American Indigenous theologian Randy Woodley expresses it best. He describes the sacred power of giving oneself over to nature. I can relate, when I’ve gone camping and slept in a tent on the ground, sleeping by the waterside or a river running over rapids nearby:
“Sleeping in the bosom of nature is not the same as sleeping in the safety of one’s own home. Not at all. As you lay your body down to become one with the Earth, reality shifts. In that state, you can sense that God, Creator, is listening to the intentions of your heart. Whatever the mysterious power is behind creation, it softens one’s mind. Great Mystery unscrews the tight lids of the jars of certainty that you hold too tightly, too fiercely. You realize, sometimes even trembling, that something greater than yourself is meeting you.

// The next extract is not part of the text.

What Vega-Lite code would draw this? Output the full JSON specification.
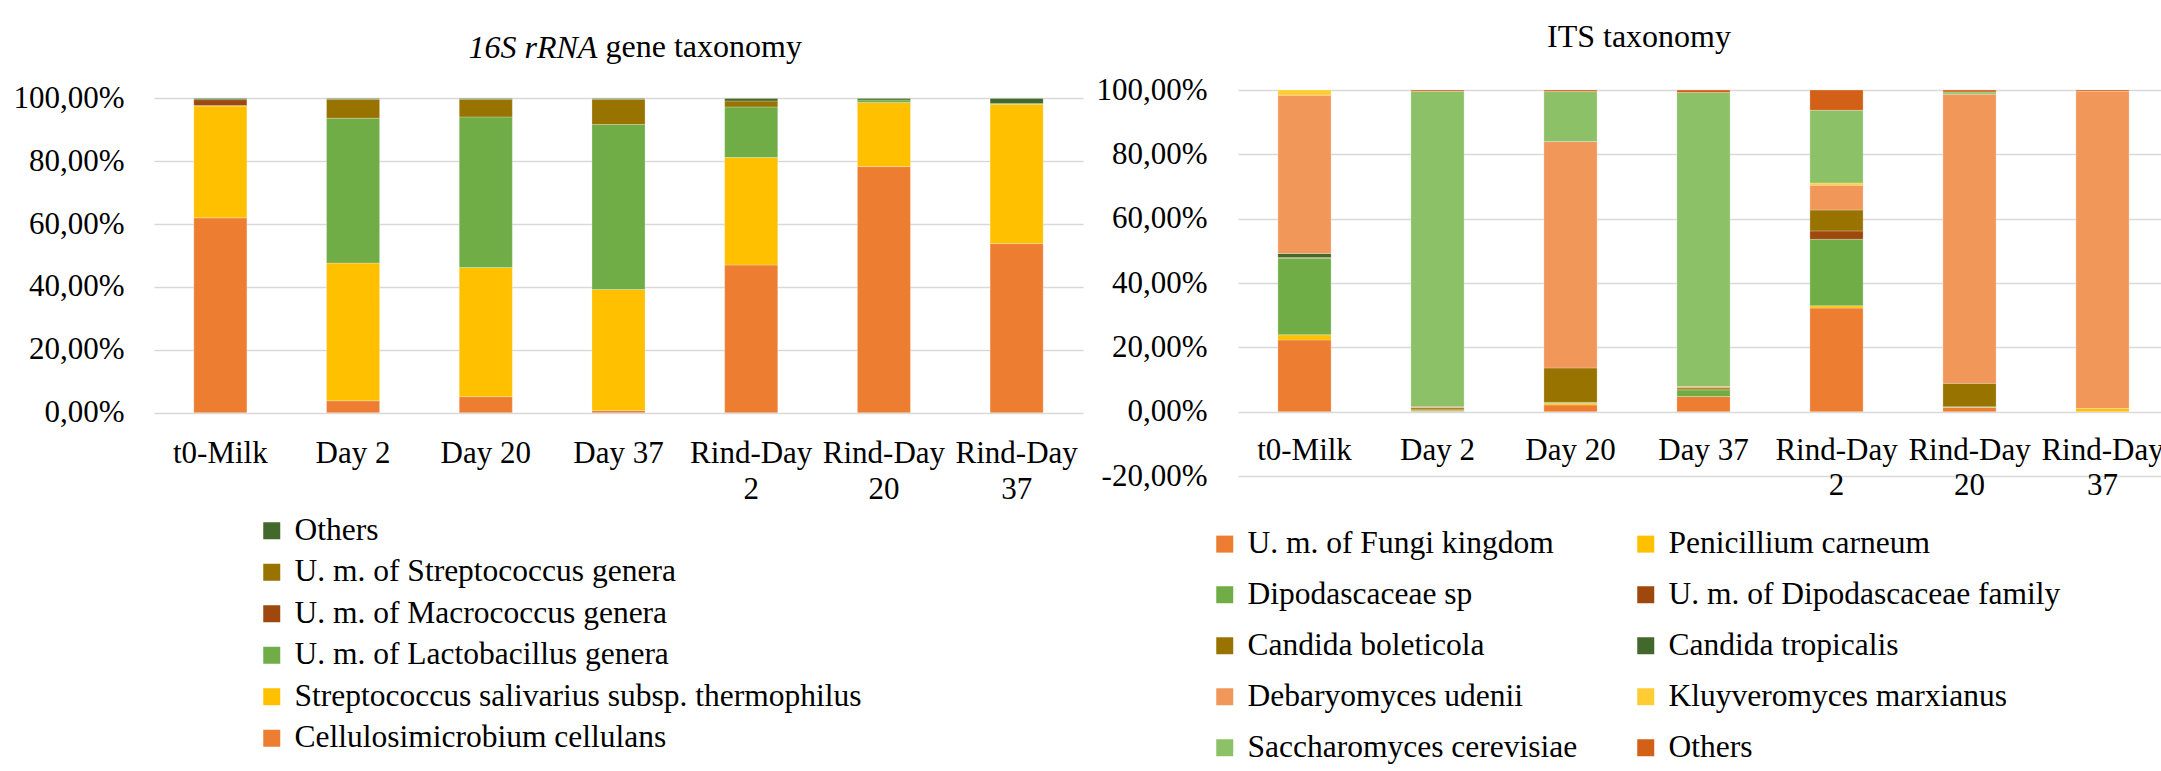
{
  "$schema": "https://vega.github.io/schema/vega-lite/v6.json",
  "background": "white",
  "padding": {"left": 12, "top": 21, "right": 0, "bottom": 0},
  "bounds": "flush",
  "spacing": 155,
  "resolve": {"scale": {"color": "independent"}, "legend": {"color": "independent"}},
  "title": {
    "text": "gene taxonomy",
    "frame": "group",
    "anchor": "start",
    "align": "left",
    "dx": 451.5,
    "offset": -42.5,
    "font": "Liberation Serif",
    "fontSize": 32,
    "fontStyle": "normal",
    "fontWeight": "normal",
    "color": "#000000"
  },
  "config": {
    "locale": {"number": {"decimal": ",", "thousands": ".", "grouping": [3], "currency": ["", " €"], "minus": "-"}},
    "font": "Liberation Serif",
    "view": {"stroke": null},
    "axis": {
      "labelFont": "Liberation Serif",
      "labelFontSize": 31,
      "labelColor": "#000000",
      "domain": false,
      "ticks": false,
      "gridColor": "#d9d9d9",
      "gridWidth": 1.5
    },
    "legend": {
      "labelFont": "Liberation Serif",
      "labelFontSize": 31.5,
      "labelColor": "#000000",
      "symbolType": "square",
      "symbolSize": 289,
      "symbolStrokeWidth": 0,
      "symbolOpacity": 1,
      "labelOffset": 7,
      "labelLimit": 1000,
      "padding": 0
    }
  },
  "hconcat": [
    {
      "width": 929,
      "height": 322.7,
      "title": {
        "text": "16S rRNA",
        "frame": "group",
        "anchor": "start",
        "align": "left",
        "dx": 314.5,
        "offset": 17,
        "font": "Liberation Serif",
        "fontSize": 32,
        "fontStyle": "italic",
        "fontWeight": "normal",
        "color": "#000000"
      },
      "data": {
        "values": [
          {"sample": "t0-Milk", "taxon": "Cellulosimicrobium cellulans", "share": 0.620},
          {"sample": "t0-Milk", "taxon": "Streptococcus salivarius subsp. thermophilus", "share": 0.356},
          {"sample": "t0-Milk", "taxon": "U. m. of Lactobacillus genera", "share": 0.001},
          {"sample": "t0-Milk", "taxon": "U. m. of Macrococcus genera", "share": 0.019},
          {"sample": "t0-Milk", "taxon": "Others", "share": 0.004},
          {"sample": "Day 2", "taxon": "Cellulosimicrobium cellulans", "share": 0.038},
          {"sample": "Day 2", "taxon": "Streptococcus salivarius subsp. thermophilus", "share": 0.438},
          {"sample": "Day 2", "taxon": "U. m. of Lactobacillus genera", "share": 0.461},
          {"sample": "Day 2", "taxon": "U. m. of Streptococcus genera", "share": 0.060},
          {"sample": "Day 2", "taxon": "Others", "share": 0.003},
          {"sample": "Day 20", "taxon": "Cellulosimicrobium cellulans", "share": 0.051},
          {"sample": "Day 20", "taxon": "Streptococcus salivarius subsp. thermophilus", "share": 0.411},
          {"sample": "Day 20", "taxon": "U. m. of Lactobacillus genera", "share": 0.479},
          {"sample": "Day 20", "taxon": "U. m. of Streptococcus genera", "share": 0.056},
          {"sample": "Day 20", "taxon": "Others", "share": 0.003},
          {"sample": "Day 37", "taxon": "Cellulosimicrobium cellulans", "share": 0.007},
          {"sample": "Day 37", "taxon": "Streptococcus salivarius subsp. thermophilus", "share": 0.385},
          {"sample": "Day 37", "taxon": "U. m. of Lactobacillus genera", "share": 0.525},
          {"sample": "Day 37", "taxon": "U. m. of Streptococcus genera", "share": 0.080},
          {"sample": "Day 37", "taxon": "Others", "share": 0.003},
          {"sample": "Rind-Day 2", "taxon": "Cellulosimicrobium cellulans", "share": 0.470},
          {"sample": "Rind-Day 2", "taxon": "Streptococcus salivarius subsp. thermophilus", "share": 0.342},
          {"sample": "Rind-Day 2", "taxon": "U. m. of Lactobacillus genera", "share": 0.161},
          {"sample": "Rind-Day 2", "taxon": "U. m. of Streptococcus genera", "share": 0.019},
          {"sample": "Rind-Day 2", "taxon": "Others", "share": 0.008},
          {"sample": "Rind-Day 20", "taxon": "Cellulosimicrobium cellulans", "share": 0.783},
          {"sample": "Rind-Day 20", "taxon": "Streptococcus salivarius subsp. thermophilus", "share": 0.204},
          {"sample": "Rind-Day 20", "taxon": "U. m. of Lactobacillus genera", "share": 0.008},
          {"sample": "Rind-Day 20", "taxon": "Others", "share": 0.005},
          {"sample": "Rind-Day 37", "taxon": "Cellulosimicrobium cellulans", "share": 0.538},
          {"sample": "Rind-Day 37", "taxon": "Streptococcus salivarius subsp. thermophilus", "share": 0.443},
          {"sample": "Rind-Day 37", "taxon": "U. m. of Lactobacillus genera", "share": 0.003},
          {"sample": "Rind-Day 37", "taxon": "Others", "share": 0.016}
        ]
      },
      "transform": [
        {"calculate": "indexof(['Cellulosimicrobium cellulans', 'Streptococcus salivarius subsp. thermophilus', 'U. m. of Lactobacillus genera', 'U. m. of Macrococcus genera', 'U. m. of Streptococcus genera', 'Others'], datum.taxon)", "as": "stack_rank"}
      ],
      "mark": {"type": "bar", "stroke": "#ffffff", "strokeWidth": 0.5, "strokeOpacity": 0.5},
      "encoding": {
        "x": {
          "field": "sample",
          "type": "nominal",
          "scale": {"domain": ["t0-Milk", "Day 2", "Day 20", "Day 37", "Rind-Day 2", "Rind-Day 20", "Rind-Day 37"], "paddingInner": 0.6, "paddingOuter": 0.3},
          "axis": {
            "title": null,
            "labelAngle": 0,
            "labelPadding": 26,
            "labelLineHeight": 36,
            "labelOverlap": false,
            "labelBound": false,
            "labelFlush": false,
            "labelLimit": 1000,
            "grid": false,
            "labelExpr": "indexof(datum.label, 'Rind-Day') == 0 ? ['Rind-Day', replace(datum.label, 'Rind-Day ', '')] : datum.label"
          }
        },
        "y": {
          "field": "share",
          "type": "quantitative",
          "stack": "zero",
          "scale": {"domain": [0, 1.0267], "nice": false},
          "axis": {"title": null, "values": [0, 0.2, 0.4, 0.6, 0.8, 1], "format": ".2%", "grid": true, "labelPadding": 30}
        },
        "order": {"field": "stack_rank", "type": "quantitative", "sort": "ascending"},
        "color": {
          "field": "taxon",
          "type": "nominal",
          "scale": {
            "domain": ["Others", "U. m. of Streptococcus genera", "U. m. of Macrococcus genera", "U. m. of Lactobacillus genera", "Streptococcus salivarius subsp. thermophilus", "Cellulosimicrobium cellulans"],
            "range": ["#43682B", "#997300", "#9E480E", "#70AD47", "#FFC000", "#ED7D31"]
          },
          "legend": {"title": null, "orient": "none", "legendX": 102, "legendY": 425, "direction": "vertical", "rowPadding": 8.5}
        }
      }
    },
    {
      "width": 931,
      "height": 386,
      "title": {
        "text": "ITS taxonomy",
        "frame": "group",
        "anchor": "middle",
        "dx": -64.5,
        "offset": 19.6,
        "font": "Liberation Serif",
        "fontSize": 32,
        "fontWeight": "normal",
        "color": "#000000"
      },
      "data": {
        "values": [
          {"sample": "t0-Milk", "taxon": "U. m. of Fungi kingdom", "share": 0.223},
          {"sample": "t0-Milk", "taxon": "Penicillium carneum", "share": 0.016},
          {"sample": "t0-Milk", "taxon": "Dipodascaceae sp", "share": 0.238},
          {"sample": "t0-Milk", "taxon": "Candida boleticola", "share": 0.002},
          {"sample": "t0-Milk", "taxon": "Candida tropicalis", "share": 0.013},
          {"sample": "t0-Milk", "taxon": "Debaryomyces udenii", "share": 0.492},
          {"sample": "t0-Milk", "taxon": "Kluyveromyces marxianus", "share": 0.016},
          {"sample": "Day 2", "taxon": "U. m. of Fungi kingdom", "share": 0.002},
          {"sample": "Day 2", "taxon": "Penicillium carneum", "share": 0.001},
          {"sample": "Day 2", "taxon": "Dipodascaceae sp", "share": 0.003},
          {"sample": "Day 2", "taxon": "Candida boleticola", "share": 0.006},
          {"sample": "Day 2", "taxon": "Debaryomyces udenii", "share": 0.003},
          {"sample": "Day 2", "taxon": "Saccharomyces cerevisiae", "share": 0.981},
          {"sample": "Day 2", "taxon": "Others", "share": 0.004},
          {"sample": "Day 20", "taxon": "U. m. of Fungi kingdom", "share": 0.021},
          {"sample": "Day 20", "taxon": "Penicillium carneum", "share": 0.005},
          {"sample": "Day 20", "taxon": "Dipodascaceae sp", "share": 0.003},
          {"sample": "Day 20", "taxon": "Candida boleticola", "share": 0.107},
          {"sample": "Day 20", "taxon": "Debaryomyces udenii", "share": 0.704},
          {"sample": "Day 20", "taxon": "Saccharomyces cerevisiae", "share": 0.155},
          {"sample": "Day 20", "taxon": "Others", "share": 0.005},
          {"sample": "Day 37", "taxon": "U. m. of Fungi kingdom", "share": 0.047},
          {"sample": "Day 37", "taxon": "Dipodascaceae sp", "share": 0.021},
          {"sample": "Day 37", "taxon": "Candida boleticola", "share": 0.006},
          {"sample": "Day 37", "taxon": "Debaryomyces udenii", "share": 0.004},
          {"sample": "Day 37", "taxon": "Saccharomyces cerevisiae", "share": 0.914},
          {"sample": "Day 37", "taxon": "Others", "share": 0.008},
          {"sample": "Rind-Day 2", "taxon": "U. m. of Fungi kingdom", "share": 0.322},
          {"sample": "Rind-Day 2", "taxon": "Penicillium carneum", "share": 0.007},
          {"sample": "Rind-Day 2", "taxon": "Dipodascaceae sp", "share": 0.207},
          {"sample": "Rind-Day 2", "taxon": "U. m. of Dipodascaceae family", "share": 0.026},
          {"sample": "Rind-Day 2", "taxon": "Candida boleticola", "share": 0.065},
          {"sample": "Rind-Day 2", "taxon": "Debaryomyces udenii", "share": 0.077},
          {"sample": "Rind-Day 2", "taxon": "Kluyveromyces marxianus", "share": 0.007},
          {"sample": "Rind-Day 2", "taxon": "Saccharomyces cerevisiae", "share": 0.226},
          {"sample": "Rind-Day 2", "taxon": "Others", "share": 0.063},
          {"sample": "Rind-Day 20", "taxon": "U. m. of Fungi kingdom", "share": 0.013},
          {"sample": "Rind-Day 20", "taxon": "Dipodascaceae sp", "share": 0.002},
          {"sample": "Rind-Day 20", "taxon": "Candida boleticola", "share": 0.073},
          {"sample": "Rind-Day 20", "taxon": "Debaryomyces udenii", "share": 0.899},
          {"sample": "Rind-Day 20", "taxon": "Saccharomyces cerevisiae", "share": 0.007},
          {"sample": "Rind-Day 20", "taxon": "Others", "share": 0.006},
          {"sample": "Rind-Day 37", "taxon": "Penicillium carneum", "share": 0.010},
          {"sample": "Rind-Day 37", "taxon": "Debaryomyces udenii", "share": 0.986},
          {"sample": "Rind-Day 37", "taxon": "Others", "share": 0.004}
        ]
      },
      "transform": [
        {"calculate": "indexof(['U. m. of Fungi kingdom', 'Penicillium carneum', 'Dipodascaceae sp', 'U. m. of Dipodascaceae family', 'Candida boleticola', 'Candida tropicalis', 'Debaryomyces udenii', 'Kluyveromyces marxianus', 'Saccharomyces cerevisiae', 'Others'], datum.taxon)", "as": "stack_rank"}
      ],
      "mark": {"type": "bar", "stroke": "#ffffff", "strokeWidth": 0.5, "strokeOpacity": 0.5},
      "encoding": {
        "x": {
          "field": "sample",
          "type": "nominal",
          "scale": {"domain": ["t0-Milk", "Day 2", "Day 20", "Day 37", "Rind-Day 2", "Rind-Day 20", "Rind-Day 37"], "paddingInner": 0.6, "paddingOuter": 0.3},
          "axis": {
            "title": null,
            "offset": -64.3,
            "labelAngle": 0,
            "labelPadding": 24,
            "labelLineHeight": 35,
            "labelOverlap": false,
            "labelBound": false,
            "labelFlush": false,
            "labelLimit": 1000,
            "grid": false,
            "labelExpr": "indexof(datum.label, 'Rind-Day') == 0 ? ['Rind-Day', replace(datum.label, 'Rind-Day ', '')] : datum.label"
          }
        },
        "y": {
          "field": "share",
          "type": "quantitative",
          "stack": "zero",
          "scale": {"domain": [-0.2, 1], "nice": false, "zero": false},
          "axis": {"title": null, "values": [-0.2, 0, 0.2, 0.4, 0.6, 0.8, 1], "format": ".2%", "grid": true, "labelPadding": 31}
        },
        "order": {"field": "stack_rank", "type": "quantitative", "sort": "ascending"},
        "color": {
          "field": "taxon",
          "type": "nominal",
          "scale": {
            "domain": ["U. m. of Fungi kingdom", "Penicillium carneum", "Dipodascaceae sp", "U. m. of Dipodascaceae family", "Candida boleticola", "Candida tropicalis", "Debaryomyces udenii", "Kluyveromyces marxianus", "Saccharomyces cerevisiae", "Others"],
            "range": ["#ED7D31", "#FFC000", "#70AD47", "#9E480E", "#997300", "#43682B", "#F1975A", "#FFCD33", "#8CC168", "#D26016"]
          },
          "legend": {"title": null, "orient": "none", "legendX": -29, "legendY": 438, "columns": 2, "direction": "horizontal", "columnPadding": 52, "rowPadding": 18}
        }
      }
    }
  ]
}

“There, in the restful unknown world between sleep and wakefulness, you give yourself to those elements, to Spirit, in the kind of vulnerability a newborn to the world must experience.
“As I dozed off into the realm of sacred beauty next to that stream, I listened to how the water responded to each rock, to every branch protruding from the creek bank, and to the swirl of every curve as it “meandered past me and into some other creature’s nap. With each contact, the water had a particular note and registry of sound.
Over the rocks, around the curve, and down the path of its sacred water journey. Sacred sleep. Sacred water. Sacred life.”[4]
It’s okay if you don’t feel thankful this weekend, for whatever reasons and burdens you carry with you. It’s okay, because while you don’t feel it now, you will someday. Religion is never a one-time, one-off, experience. It is something that grows, organically, in your heart through the good and the bad. And there will be times when the gift emerges with joy.
For Thanksgiving is a process, an attitude and a practice. It is a river that continues to flow deep within giving life and love.
[1] Diana Butler Bass, Grateful: The Transformative Power of Giving Thanks (New York: Harper One, 2018)
[2] In a Byzantine church at the Seven Springs of Tabgha. On the four directions in a Christian context, read Alexander John Shaia, Heart and Mind: The Four-Gospel Journey for Radical Transformation, Third Edition (New Mexico: Quadratos, 2021), p.183: “This form of the cross … was the shape that was venerated during the years these gospels were composed and it served–with rare exception–as the shape of the baptistry into the seventh century.”
[3] Raymond Aldred & Matthew Anderson, Our Home and Treaty Land: Walking our Creation Story (Kelowna BC: Wood Lake Publishing, 2022), p.28-29.
[4] Randy Woodley, Becoming Rooted: One Hundred Days of Reconnecting with Sacred Earth (Minneapolis: Broadleaf Books, 2022), p.16.